Palaeozoic accretion of Gondwana-derived terranes to the East European Craton: recognition of detached terrane fragments dispersed after collision with promontories

Abstract

AbstractRecent work in Central Europe, combined with emerging information about basement massifs in SE Europe and NW Turkey, permits a new look at the relationships between crustal blocks abutting the East European Craton (EEC) along the Trans-European Suture Zone (TESZ). The simplest model indicates that the end-Cambrian establishment of the Bruno-Silesian, Lysogory and Malopolska terranes close to their present location on the SW margin of the EEC formed a major promontory on this margin of the continent. Moesia may also have formed part of this block.

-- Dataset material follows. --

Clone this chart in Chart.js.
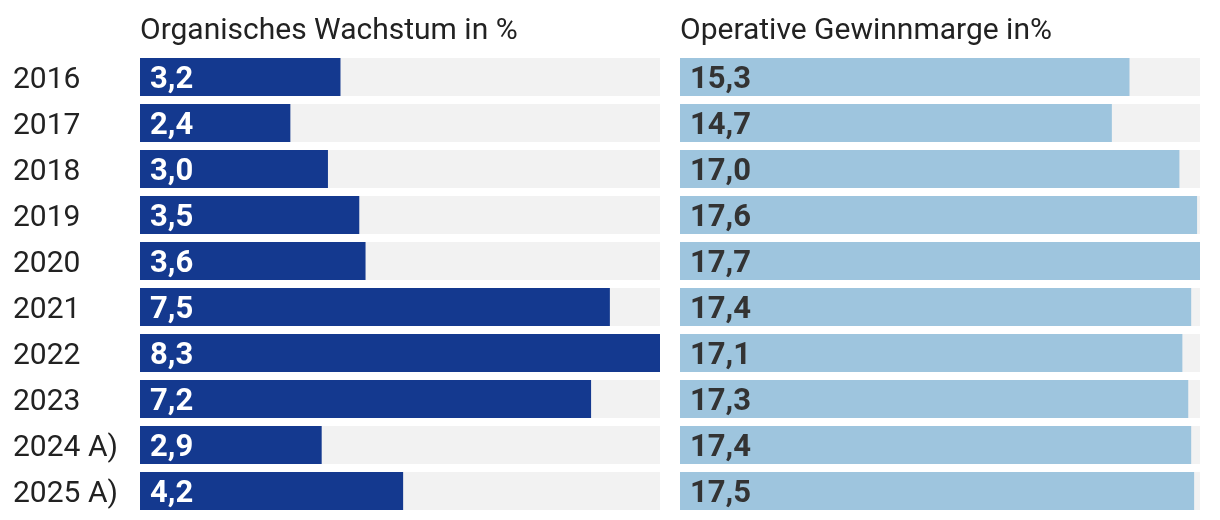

Both late Ordovician accretion of Avalonia and early Carboniferous accretion of the Armorican Terrane Assemblage (ATA) attached new continental material around the Bruno-Silesian Promontory (BSP). Palaeozoic faunal affinities and inherited isotopic signatures similar to those of Avalonia seen in the Istanbul block of NW Turkey, and in minor thrust slices in Moravia and Romania, suggest that easternmost Avalonia was severed, on collision with the BSP, and migrated east along the southern margin of the EEC. Likewise, the similarities to the ATA of the Balkan, Istranca, Sakarya and eastern Pontides blocks suggests that more easterly components of the ATA were detached at the BSP and migrated east. All the newly accreted blocks contain similar Neoproterozoic basement indicating a peri-Gondwanan origin; Palaeozoic plume-influenced metabasite geochemistry in the Bohemian Massif may explain their progressive separation from Gondwana before their accretion to the EEC. Inherited ages from Avalonia contain a 1.5 Ga 'Rondonian' component arguing for proximity to the Amazonian Craton at the end of the Neoproterozoic; Armorican terranes lack such a component, suggesting that they have closer affinities with the West African Craton. Models showing the former locations of these terranes and the larger continents from which they rifted, or later became attached to, must conform to both these constraints and those provided by palaeomagnetic data. In the late Neoproterozoic and Palaeozoic, these smaller terranes, some containing Neoproterozoic ophiolitic marginal basin and magmatic arc remnants, probably fringed the end-Proterozoic supercontinent as part of a 'Pacific-type' margin. When this margin fragmented, most resulting fragments accreted to the EEC.